Buildings and Their Environment

The activities of the buildings groups are diverse: they range from complex analyses of the performance of equipment in U.S. buildings to estimates of the energy performance of groups of buildings. Other work of the buildings groups includes assessing the effects of building materials and vegetation on both the energy consumption and the air quality in urban areas. On another level, large energy-using appliances have been analyzed, and the energy use of personal computers has been subjected to scrutiny as part of this past year's activities.

Assessment of urban heat islands

Under the leadership of Hashem Akbari, we continue to play a national leadership role in the assessment of urban heat islands and investigating measures to mitigate their effects. This year, an important finding, based on the work of Haider Taha, has been that a program of extensive tree planting and the use of high-albedo materials on the roofs of houses and buildings and in the makeup of roadways could improve air quality in Los Angeles more than removing all automobiles from the road.

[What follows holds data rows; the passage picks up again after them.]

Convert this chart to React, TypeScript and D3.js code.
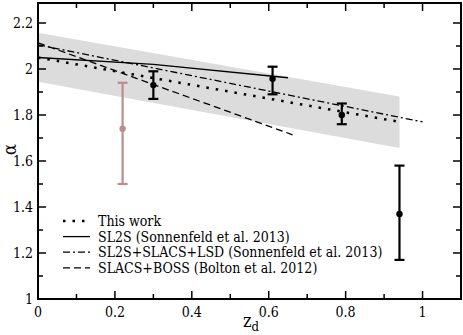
import React, { useEffect, useRef } from 'react'
import * as d3 from 'd3'

// band of this work (68% region)
const bandZ = [0, 0.94]
const bandLo = [1.945, 1.657]
const bandHi = [2.158, 1.88]

const thisWorkZ = [0, 0.94]
const thisWorkA = [2.05, 1.77]

const sl2sZ = [0, 0.3, 0.65]
const sl2sA = [2.05, 2.02, 1.962]

const lsdZ = [0, 1.0]
const lsdA = [2.105, 1.77]

const bossZ = [0, 0.662]
const bossA = [2.114, 1.714]

// measurements
const ptZ = [0.3, 0.61, 0.79, 0.94]
const ptA = [1.93, 1.958, 1.80, 1.37]
const ptHi = [1.99, 2.01, 1.85, 1.58]
const ptLo = [1.87, 1.89, 1.76, 1.17]

const pinkZ = [0.22]
const pinkA = [1.74]
const pinkHi = [1.94]
const pinkLo = [1.50]

const legendLabels = [
  'This work',
  'SL2S (Sonnenfeld et al. 2013)',
  'SL2S+SLACS+LSD (Sonnenfeld et al. 2013)',
  'SLACS+BOSS (Bolton et al. 2012)'
]
const legendDash = ['2.5,7', null, '7,3,2,3', '7,4']

const xTicks = [0, 0.2, 0.4, 0.6, 0.8, 1]
const yTicks = [1, 1.2, 1.4, 1.6, 1.8, 2, 2.2]

function App () {
  const ref = useRef<SVGSVGElement>(null)

  useEffect(() => {
    const width = 463
    const height = 335
    const margin = { top: 3, right: 2, bottom: 36, left: 38 }
    const svg = d3.select(ref.current)
    svg.selectAll('*').remove()
    const font = "'DejaVu Serif Condensed', 'DejaVu Serif', serif"

    const x = d3.scaleLinear().domain([0, 1.1]).range([margin.left, width - margin.right])
    const y = d3.scaleLinear().domain([1, 2.2 + 20 / 230]).range([height - margin.bottom, margin.top])

    // grey band
    const area = d3.area<number>()
      .x((d, i) => x(bandZ[i]))
      .y0((d, i) => y(bandLo[i]))
      .y1((d, i) => y(bandHi[i]))
    svg.append('path').datum(bandZ).attr('d', area).attr('fill', '#dcdcdc')

    const drawLine = (zs: number[], as: number[], dash: string | null, w: number) => {
      const line = d3.line<number>().x((d, i) => x(zs[i])).y((d, i) => y(as[i]))
      const p = svg.append('path').datum(zs).attr('d', line)
        .attr('fill', 'none').attr('stroke', '#000').attr('stroke-width', w)
      if (dash) p.attr('stroke-dasharray', dash)
    }
    drawLine(sl2sZ, sl2sA, null, 1.3)
    drawLine(lsdZ, lsdA, legendDash[2], 1.3)
    drawLine(bossZ, bossA, legendDash[3], 1.3)
    drawLine(thisWorkZ, thisWorkA, legendDash[0], 2.5)

    // error bars
    const drawPts = (zs: number[], as: number[], hi: number[], lo: number[], color: string) => {
      const g = svg.append('g').attr('stroke', color).attr('stroke-width', 2.2)
      zs.forEach((z, i) => {
        g.append('line').attr('x1', x(z)).attr('x2', x(z)).attr('y1', y(hi[i])).attr('y2', y(lo[i]))
        g.append('line').attr('x1', x(z) - 5).attr('x2', x(z) + 5).attr('y1', y(hi[i])).attr('y2', y(hi[i]))
        g.append('line').attr('x1', x(z) - 5).attr('x2', x(z) + 5).attr('y1', y(lo[i])).attr('y2', y(lo[i]))
        svg.append('circle').attr('cx', x(z)).attr('cy', y(as[i])).attr('r', 3.2).attr('fill', color)
      })
    }
    drawPts(pinkZ, pinkA, pinkHi, pinkLo, '#c08b8b')
    drawPts(ptZ, ptA, ptHi, ptLo, '#000')

    // frame
    const x0 = x(0)
    const x1 = x(1.1)
    const yb = y(1)
    const yt = y.range()[1]
    svg.append('rect').attr('x', x0).attr('y', yt).attr('width', x1 - x0).attr('height', yb - yt)
      .attr('fill', 'none').attr('stroke', '#000').attr('stroke-width', 2)

    const xMinor = d3.range(0, 1.1, 0.1)
    const yMinor = d3.range(1, 2.3, 0.1)
    const tg = svg.append('g').attr('stroke', '#000').attr('stroke-width', 1.5)
    xMinor.forEach((v, i) => {
      const len = i % 2 === 0 ? 8 : 5
      tg.append('line').attr('x1', x(v)).attr('x2', x(v)).attr('y1', yb).attr('y2', yb - len)
      tg.append('line').attr('x1', x(v)).attr('x2', x(v)).attr('y1', yt).attr('y2', yt + len)
    })
    yMinor.forEach((v, i) => {
      const len = i % 2 === 0 ? 8 : 5
      tg.append('line').attr('x1', x0).attr('x2', x0 + len).attr('y1', y(v)).attr('y2', y(v))
      tg.append('line').attr('x1', x1).attr('x2', x1 - len).attr('y1', y(v)).attr('y2', y(v))
    })

    svg.append('g').selectAll('text').data(xTicks).enter().append('text')
      .attr('x', d => x(d)).attr('y', yb + 18).attr('text-anchor', 'middle')
      .style('font-family', font).style('font-size', '14px').text(d => d3.format('')(d))
    svg.append('g').selectAll('text').data(yTicks).enter().append('text')
      .attr('x', x0 - 5).attr('y', d => y(d) + 5).attr('text-anchor', 'end')
      .style('font-family', font).style('font-size', '14px').text(d => d3.format('')(d))

    // axis labels
    svg.append('text').attr('transform', 'translate(16,' + y(1.65) + ') rotate(-90)')
      .attr('text-anchor', 'middle').style('font-family', font).style('font-size', '18px').text('α')
    const xl = svg.append('text').attr('x', 243).attr('y', 327).style('font-family', font).style('font-size', '18px')
    xl.append('tspan').text('z')
    xl.append('tspan').attr('dy', 4).style('font-size', '13px').text('d')

    // legend
    legendLabels.forEach((lab, i) => {
      const ly = 221 + i * 15.6
      const l = svg.append('line').attr('x1', 63).attr('x2', 90).attr('y1', ly).attr('y2', ly)
        .attr('stroke', '#000').attr('stroke-width', i === 0 ? 2.5 : 1.3)
      if (legendDash[i]) l.attr('stroke-dasharray', legendDash[i] as string)
      svg.append('text').attr('x', 98).attr('y', ly + 5).style('font-family', font)
        .style('font-size', '14px').text(lab)
    })
  }, [])

  return <svg ref={ref} width={463} height={335} style={{ position: 'absolute', left: 0, top: 0 }} />
}

export default App
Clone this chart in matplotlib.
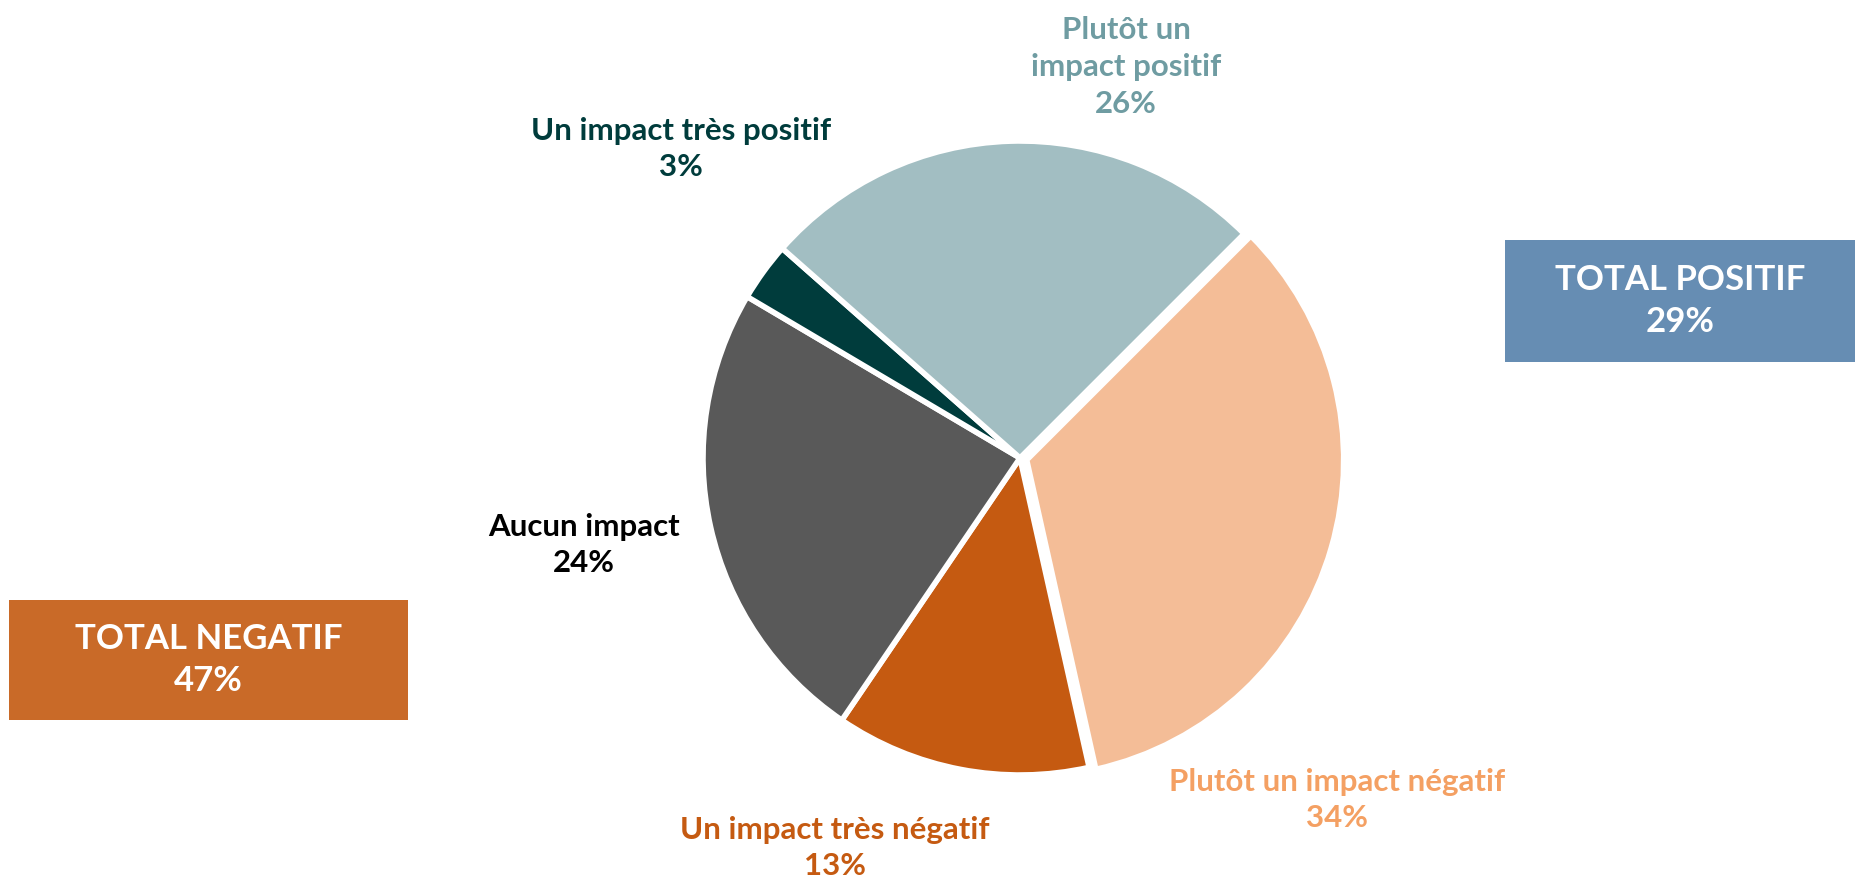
import matplotlib
matplotlib.use("Agg")
import matplotlib.pyplot as plt
from matplotlib.patches import Rectangle

categories = ["Plutôt un impact négatif", "Un impact très négatif", "Aucun impact",
              "Un impact très positif", "Plutôt un impact positif"]
values = [34, 13, 24, 3, 26]
label_texts = ["Plutôt un impact négatif", "Un impact très négatif", "Aucun impact",
               "Un impact très positif", "Plutôt un\nimpact positif"]
totals_labels = ["TOTAL POSITIF", "TOTAL NEGATIF"]
totals_values = [29, 47]

slice_colors = ["#f4bd97", "#c55a11", "#595959", "#003c3c", "#a2bec2"]
text_colors = ["#f4a063", "#c55a11", "#000000", "#003c3c", "#6f9ca2"]
explode = [0.022, 0, 0, 0, 0]

W, H = 1855, 884
plt.rcParams['font.family'] = ['Lato', 'DejaVu Sans']
fig = plt.figure(figsize=(W / 100, H / 100), dpi=100)
fig.patch.set_facecolor("white")

cx, cy, r = 1020, 458, 317
half = 350
ax = fig.add_axes([(cx - half) / W, (H - cy - half) / H, 2 * half / W, 2 * half / H])
ax.pie(values, colors=slice_colors, startangle=45, counterclock=False,
       explode=explode, radius=1,
       wedgeprops=dict(edgecolor="white", linewidth=4))
lim = half / r
ax.set_xlim(-lim, lim)
ax.set_ylim(-lim, lim)
ax.set_aspect("equal")
ax.axis("off")

# label positions in pixel coords (center of text block)
label_pos = [(1337, 800), (835, 848), (584, 545), (681, 149), (1126, 67)]
for txt, v, col, (px, py) in zip(label_texts, values, text_colors, label_pos):
    fig.text(px / W, 1 - py / H, f"{txt}\n{v}%", ha="center", va="center",
             color=col, fontsize=22.5, fontweight="bold", linespacing=1.38)

# total boxes
boxes = [(1505, 240, 350, 122, "#668db3"), (9, 600, 399, 120, "#c96a28")]
for (bx, by, bw, bh, bc), lab, v in zip(boxes, totals_labels, totals_values):
    fig.patches.append(Rectangle((bx / W, 1 - (by + bh) / H), bw / W, bh / H,
                                 transform=fig.transFigure, facecolor=bc,
                                 edgecolor="none", zorder=0))
    fig.text((bx + bw / 2) / W, 1 - (by + bh / 2) / H, f"{lab}\n{v}%",
             ha="center", va="center", color="white", fontsize=25,
             fontweight="bold", linespacing=1.35)

fig.savefig("out.png", dpi=100, facecolor="white")
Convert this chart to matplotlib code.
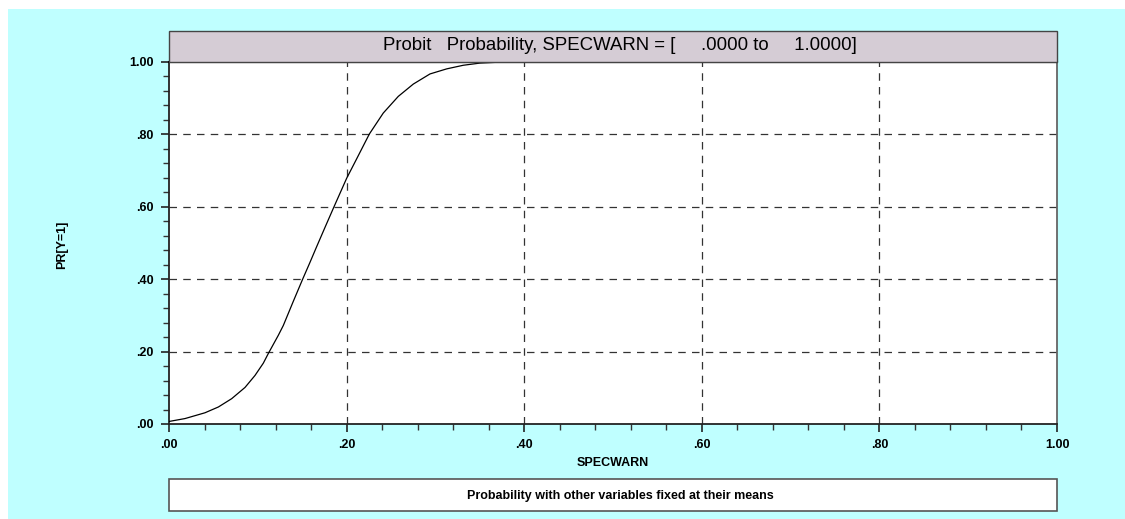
import matplotlib.pyplot as plt
from matplotlib.patches import Rectangle
from matplotlib.ticker import MultipleLocator, FuncFormatter

plt.rcParams['font.family'] = ['Liberation Sans', 'DejaVu Sans']

# points
specwarn = [0.0, 0.018, 0.0405, 0.0556, 0.0706, 0.0856, 0.0968, 0.1062, 0.1119,
            0.1231, 0.1287, 0.1400, 0.1505, 0.1585, 0.1663, 0.1760, 0.1858,
            0.2001, 0.2106, 0.2256, 0.2413, 0.2582, 0.2751, 0.2939, 0.3127,
            0.3314, 0.3502, 0.376, 1.0]
prob = [0.007, 0.015, 0.031, 0.047, 0.070, 0.101, 0.134, 0.168, 0.195,
        0.245, 0.272, 0.339, 0.400, 0.445, 0.490, 0.545, 0.600,
        0.679, 0.729, 0.801, 0.859, 0.905, 0.939, 0.967, 0.981,
        0.991, 0.997, 1.0, 1.0]
major_ticks = [0.0, 0.2, 0.4, 0.6, 0.8, 1.0]

title = 'Probit   Probability, SPECWARN = [     .0000 to     1.0000]'
footer = 'Probability with other variables fixed at their means'

W, H = 1125, 519
fig = plt.figure(figsize=(W / 100, H / 100), dpi=100)
fig.patch.set_facecolor('white')


def fx(px):
    return px / W


def fy(py):
    return 1 - py / H


# cyan background panel
fig.patches.append(Rectangle((fx(8), 0), 1 - fx(8), fy(9), transform=fig.transFigure,
                             facecolor='#BFFFFF', edgecolor='none', zorder=0))

left, right, top, bottom = 169, 1057, 62, 424
ax = fig.add_axes([fx(left), fy(bottom), fx(right - left), (bottom - top) / H])
ax.set_zorder(2)
ax.set_facecolor('white')
ax.plot(specwarn, prob, color='black', lw=0.9, zorder=3)
ax.set_xlim(0, 1)
ax.set_ylim(0, 1)

for t in major_ticks[1:-1]:
    ax.axvline(t, color='#333333', lw=0.9, ls=(0, (6, 5)), zorder=1)
    ax.axhline(t, color='#333333', lw=0.9, ls=(0, (6, 5)), zorder=1)

fmt = FuncFormatter(lambda v, p: ('%.2f' % v).lstrip('0') if v < 1 else '1.00')
for axis in (ax.xaxis, ax.yaxis):
    axis.set_major_locator(MultipleLocator(0.2))
    axis.set_minor_locator(MultipleLocator(0.04))
    axis.set_major_formatter(fmt)
ax.tick_params(which='major', direction='out', length=6, width=1.2, color='#222222',
               labelsize=9, pad=5)
ax.tick_params(which='minor', direction='out', length=4, width=1.0, color='#333333')
for lab in ax.get_xticklabels() + ax.get_yticklabels():
    lab.set_fontweight('bold')

ax.spines['left'].set_color('#222222')
ax.spines['left'].set_linewidth(1.3)
ax.spines['bottom'].set_color('#222222')
ax.spines['bottom'].set_linewidth(1.3)
ax.spines['top'].set_color('black')
ax.spines['top'].set_linewidth(1.5)
ax.spines['right'].set_color('#666666')
ax.spines['right'].set_linewidth(1.3)

fig.text(fx(613), fy(463), 'SPECWARN', fontsize=9, fontweight='bold',
         ha='center', va='center')
fig.text(fx(62), fy(245), 'PR[Y=1]', rotation=90, fontsize=9, fontweight='bold',
         ha='center', va='center')

# title box
fig.patches.append(Rectangle((fx(left), fy(top)), fx(right - left), (top - 31) / H,
                             transform=fig.transFigure, facecolor='#D5CCD5',
                             edgecolor='#444444', lw=1.0, zorder=2))
fig.text(fx(620), fy(46), title, fontsize=13.4, ha='center', va='center', zorder=3)

# footer box
fig.patches.append(Rectangle((fx(left), fy(511)), fx(right - left), 32 / H,
                             transform=fig.transFigure, facecolor='white',
                             edgecolor='#555555', lw=1.2, zorder=2))
fig.text(fx(620), fy(496), footer, fontsize=9, fontweight='bold',
         ha='center', va='center', zorder=3)

fig.savefig('out.png', dpi=100)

Other activities of the heat island project have included research on the albedo of materials-including a database for "cool" materials, an assessment of paving materials, measurements of the performance of roofs made of differing materials, and the contributions to the development of standards for "cool" materials-and measurements of different microclimates.

Energy technologies for buildings

Directing the work on energy technologies for buildings, Joe Huang and colleagues have investigated the design of houses without compressive cooling in moderate California climate zones. Other studies in this area include work on the use of evaporative cooling and other low-energy cooling strategies in large commercial buildings.



Building commissioning

During the past year Mary Ann Piette initiated an active program exploring the issues involved in building commissioning, including the development of computer tools for commissioning commercial buildings. This work has resulted in a collaborative effort with other researchers in both the Buildings Technology and the Indoor Environment programs within the Energy and Environment Division and also with the Information and Computing Science Division.

Energy performance of residential and commercial buildings

Alan Meier and associates have completed an evaluation of the energy performance of residential buildings in the U.S., another in the series of reports produced over the past 15 years within the building energy compilation and analysis (BECA) activities. In the past year other, separate reports have also been completed on the energy performance of personal computers as well as ice-makers in domestic refrigerators.